* _Material for this task_:

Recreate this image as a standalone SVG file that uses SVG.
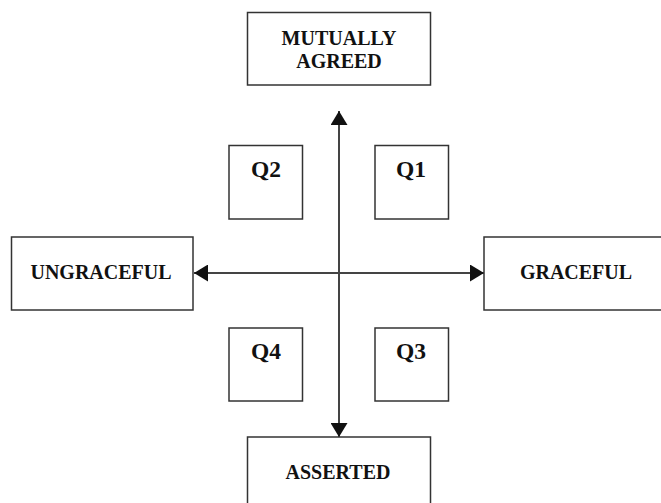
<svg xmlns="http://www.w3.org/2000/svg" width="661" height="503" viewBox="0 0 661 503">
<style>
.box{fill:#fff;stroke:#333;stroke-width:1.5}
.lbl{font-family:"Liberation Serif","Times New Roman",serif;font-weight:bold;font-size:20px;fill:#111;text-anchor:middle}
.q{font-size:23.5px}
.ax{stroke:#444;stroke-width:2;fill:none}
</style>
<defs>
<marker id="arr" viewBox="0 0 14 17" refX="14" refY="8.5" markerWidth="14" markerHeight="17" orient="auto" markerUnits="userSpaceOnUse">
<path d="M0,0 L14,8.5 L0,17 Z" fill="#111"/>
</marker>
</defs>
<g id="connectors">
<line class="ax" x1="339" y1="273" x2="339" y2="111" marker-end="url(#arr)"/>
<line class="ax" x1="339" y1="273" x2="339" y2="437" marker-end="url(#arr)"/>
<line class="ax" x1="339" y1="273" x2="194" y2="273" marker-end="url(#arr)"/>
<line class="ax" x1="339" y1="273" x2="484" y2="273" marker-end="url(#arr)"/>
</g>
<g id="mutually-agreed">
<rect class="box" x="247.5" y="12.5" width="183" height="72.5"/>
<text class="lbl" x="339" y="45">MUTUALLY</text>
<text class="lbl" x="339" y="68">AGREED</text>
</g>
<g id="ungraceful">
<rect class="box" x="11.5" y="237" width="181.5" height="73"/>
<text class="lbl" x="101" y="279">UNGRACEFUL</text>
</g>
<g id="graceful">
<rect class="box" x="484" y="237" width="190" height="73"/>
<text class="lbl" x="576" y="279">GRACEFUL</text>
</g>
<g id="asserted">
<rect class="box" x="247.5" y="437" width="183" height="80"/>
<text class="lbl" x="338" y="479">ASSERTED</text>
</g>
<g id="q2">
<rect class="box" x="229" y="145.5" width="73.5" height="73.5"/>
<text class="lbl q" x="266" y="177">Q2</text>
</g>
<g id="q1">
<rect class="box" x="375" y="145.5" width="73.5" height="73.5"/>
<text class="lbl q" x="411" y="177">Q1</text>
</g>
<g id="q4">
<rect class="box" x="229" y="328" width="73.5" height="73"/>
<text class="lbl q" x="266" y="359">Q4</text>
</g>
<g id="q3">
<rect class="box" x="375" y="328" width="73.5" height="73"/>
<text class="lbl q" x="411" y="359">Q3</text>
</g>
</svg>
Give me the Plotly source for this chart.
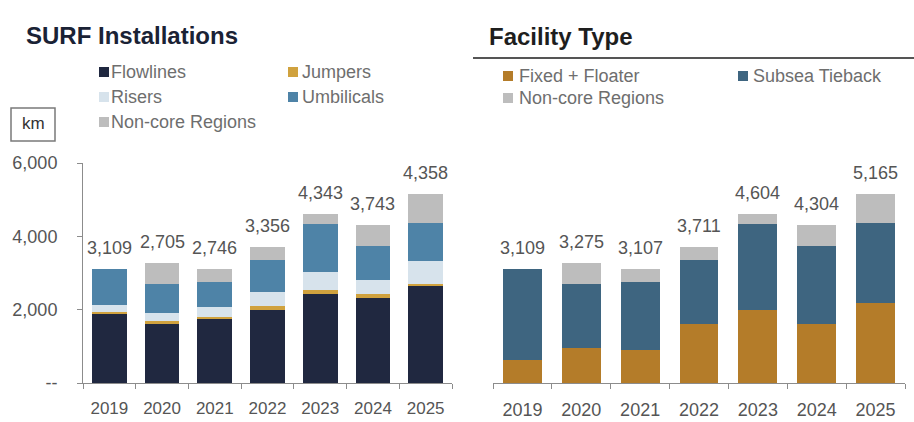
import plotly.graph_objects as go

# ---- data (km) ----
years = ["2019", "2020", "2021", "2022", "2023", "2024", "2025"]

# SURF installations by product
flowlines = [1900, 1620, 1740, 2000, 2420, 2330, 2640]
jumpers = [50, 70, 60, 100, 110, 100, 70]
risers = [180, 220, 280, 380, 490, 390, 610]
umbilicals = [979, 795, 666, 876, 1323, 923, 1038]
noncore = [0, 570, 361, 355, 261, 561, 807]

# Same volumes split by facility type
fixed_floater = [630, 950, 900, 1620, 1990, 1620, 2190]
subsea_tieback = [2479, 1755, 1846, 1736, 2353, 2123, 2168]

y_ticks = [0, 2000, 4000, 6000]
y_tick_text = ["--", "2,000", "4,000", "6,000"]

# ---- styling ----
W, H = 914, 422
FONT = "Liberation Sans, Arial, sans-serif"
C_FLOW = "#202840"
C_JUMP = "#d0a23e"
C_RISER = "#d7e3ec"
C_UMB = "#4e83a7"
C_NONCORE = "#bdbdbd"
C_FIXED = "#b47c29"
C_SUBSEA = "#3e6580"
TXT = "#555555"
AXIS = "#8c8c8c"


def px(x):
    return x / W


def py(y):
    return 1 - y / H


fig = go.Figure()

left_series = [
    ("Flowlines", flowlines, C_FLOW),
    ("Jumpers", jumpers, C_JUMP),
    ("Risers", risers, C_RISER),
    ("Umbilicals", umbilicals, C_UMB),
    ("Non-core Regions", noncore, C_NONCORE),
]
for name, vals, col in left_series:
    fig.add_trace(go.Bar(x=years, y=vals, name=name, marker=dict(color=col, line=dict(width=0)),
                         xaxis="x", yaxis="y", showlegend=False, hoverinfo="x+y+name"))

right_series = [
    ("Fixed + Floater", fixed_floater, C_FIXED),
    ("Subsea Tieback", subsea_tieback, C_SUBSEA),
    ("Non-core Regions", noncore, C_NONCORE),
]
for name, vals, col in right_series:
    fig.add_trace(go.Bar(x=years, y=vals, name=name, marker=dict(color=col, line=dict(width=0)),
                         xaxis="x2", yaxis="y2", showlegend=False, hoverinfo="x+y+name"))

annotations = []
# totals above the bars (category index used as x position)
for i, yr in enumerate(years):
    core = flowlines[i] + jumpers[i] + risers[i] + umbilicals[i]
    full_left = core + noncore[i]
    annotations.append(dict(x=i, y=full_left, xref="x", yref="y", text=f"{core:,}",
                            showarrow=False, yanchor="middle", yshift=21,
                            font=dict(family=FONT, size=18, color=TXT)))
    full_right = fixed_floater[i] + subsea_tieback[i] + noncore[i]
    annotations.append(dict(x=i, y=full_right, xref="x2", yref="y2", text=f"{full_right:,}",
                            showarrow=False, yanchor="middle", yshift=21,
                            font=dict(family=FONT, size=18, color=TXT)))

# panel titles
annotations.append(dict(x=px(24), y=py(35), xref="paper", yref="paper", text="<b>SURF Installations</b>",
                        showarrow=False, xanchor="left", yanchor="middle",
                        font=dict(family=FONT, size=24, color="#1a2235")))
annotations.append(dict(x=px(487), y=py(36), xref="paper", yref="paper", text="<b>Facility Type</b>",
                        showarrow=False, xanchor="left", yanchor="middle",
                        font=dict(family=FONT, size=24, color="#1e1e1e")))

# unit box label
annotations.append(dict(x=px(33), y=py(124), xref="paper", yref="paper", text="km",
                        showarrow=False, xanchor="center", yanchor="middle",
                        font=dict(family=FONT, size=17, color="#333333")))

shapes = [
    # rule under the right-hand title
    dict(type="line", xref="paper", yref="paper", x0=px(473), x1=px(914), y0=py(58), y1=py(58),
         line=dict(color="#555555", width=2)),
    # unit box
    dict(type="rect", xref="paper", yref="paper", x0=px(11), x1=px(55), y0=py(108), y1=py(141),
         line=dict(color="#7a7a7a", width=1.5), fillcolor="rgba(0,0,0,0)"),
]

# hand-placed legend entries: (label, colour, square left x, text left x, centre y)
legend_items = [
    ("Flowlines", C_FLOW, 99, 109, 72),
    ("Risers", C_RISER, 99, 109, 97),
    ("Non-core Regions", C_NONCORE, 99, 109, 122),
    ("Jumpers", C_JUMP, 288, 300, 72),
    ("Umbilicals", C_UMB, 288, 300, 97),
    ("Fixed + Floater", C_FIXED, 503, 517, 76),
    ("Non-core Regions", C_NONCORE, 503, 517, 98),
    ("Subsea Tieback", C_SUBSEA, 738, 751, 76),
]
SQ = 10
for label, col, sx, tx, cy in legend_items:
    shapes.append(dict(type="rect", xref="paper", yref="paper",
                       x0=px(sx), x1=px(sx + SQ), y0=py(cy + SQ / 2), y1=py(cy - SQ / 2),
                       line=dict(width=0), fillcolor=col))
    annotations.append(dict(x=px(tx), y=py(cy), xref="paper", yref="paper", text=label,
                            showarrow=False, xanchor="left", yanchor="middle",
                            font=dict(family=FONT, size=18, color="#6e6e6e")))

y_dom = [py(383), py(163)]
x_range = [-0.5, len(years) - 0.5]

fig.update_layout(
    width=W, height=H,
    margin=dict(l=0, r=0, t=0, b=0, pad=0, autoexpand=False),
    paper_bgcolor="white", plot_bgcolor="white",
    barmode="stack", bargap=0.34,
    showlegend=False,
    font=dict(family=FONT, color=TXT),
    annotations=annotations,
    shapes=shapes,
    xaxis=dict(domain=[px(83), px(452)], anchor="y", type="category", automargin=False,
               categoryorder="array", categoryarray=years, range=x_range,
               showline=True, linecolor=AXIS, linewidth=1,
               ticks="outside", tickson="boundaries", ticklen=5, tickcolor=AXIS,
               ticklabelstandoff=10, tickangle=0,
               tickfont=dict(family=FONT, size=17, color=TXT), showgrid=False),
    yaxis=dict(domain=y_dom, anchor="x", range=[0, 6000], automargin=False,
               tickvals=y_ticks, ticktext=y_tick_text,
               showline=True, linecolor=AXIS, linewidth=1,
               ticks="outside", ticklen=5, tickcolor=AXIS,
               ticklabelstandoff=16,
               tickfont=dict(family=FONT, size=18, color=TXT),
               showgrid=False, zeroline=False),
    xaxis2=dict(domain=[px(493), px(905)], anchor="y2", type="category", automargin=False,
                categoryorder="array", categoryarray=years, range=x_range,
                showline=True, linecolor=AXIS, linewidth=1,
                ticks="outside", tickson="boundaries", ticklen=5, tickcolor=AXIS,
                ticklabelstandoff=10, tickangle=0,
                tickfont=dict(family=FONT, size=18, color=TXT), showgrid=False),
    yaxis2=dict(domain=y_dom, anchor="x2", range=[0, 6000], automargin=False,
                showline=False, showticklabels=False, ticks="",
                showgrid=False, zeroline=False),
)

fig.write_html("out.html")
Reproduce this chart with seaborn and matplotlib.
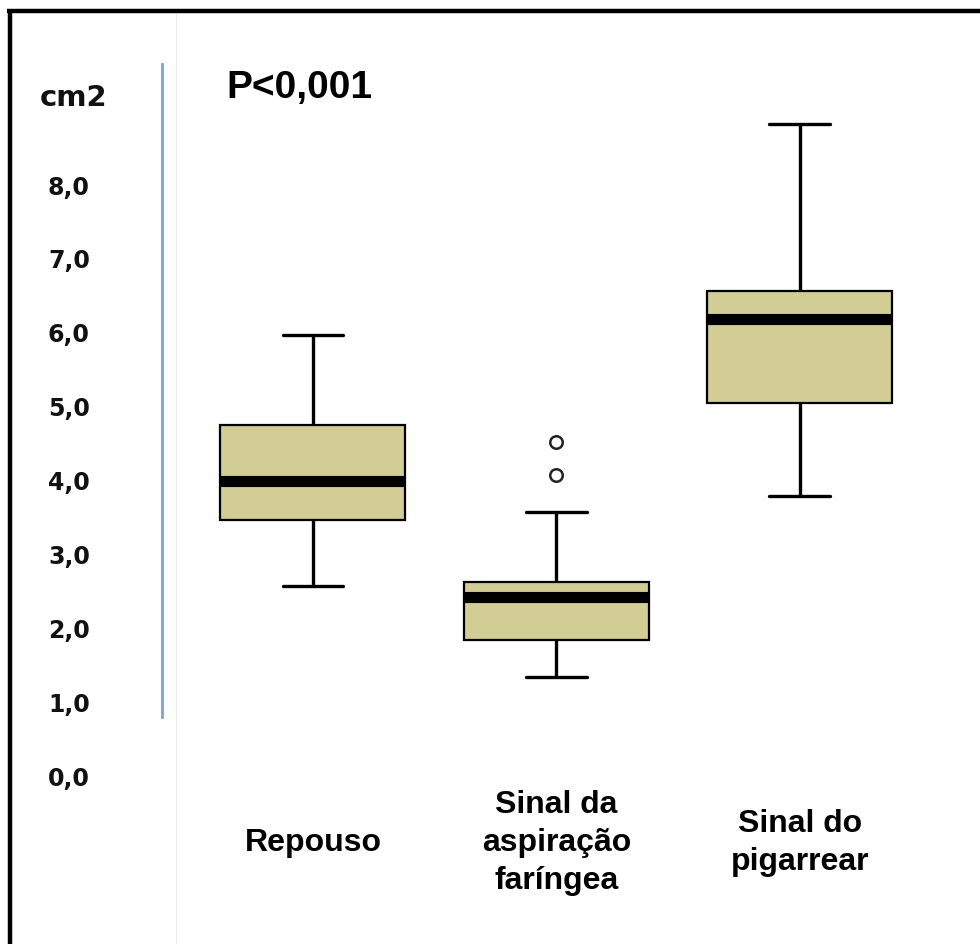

* _Written task_: Only the lines from the one with "Give me the Plotly source for this chart." through the one with "noncore = [0, 570, 361, 355, 261, 561, 807]" belong in your copy; retype them exactly and drop any pictures.

* _Response below_:
Give me the Plotly source for this chart.
import plotly.graph_objects as go

# ---- data (km) ----
years = ["2019", "2020", "2021", "2022", "2023", "2024", "2025"]

# SURF installations by product
flowlines = [1900, 1620, 1740, 2000, 2420, 2330, 2640]
jumpers = [50, 70, 60, 100, 110, 100, 70]
risers = [180, 220, 280, 380, 490, 390, 610]
umbilicals = [979, 795, 666, 876, 1323, 923, 1038]
noncore = [0, 570, 361, 355, 261, 561, 807]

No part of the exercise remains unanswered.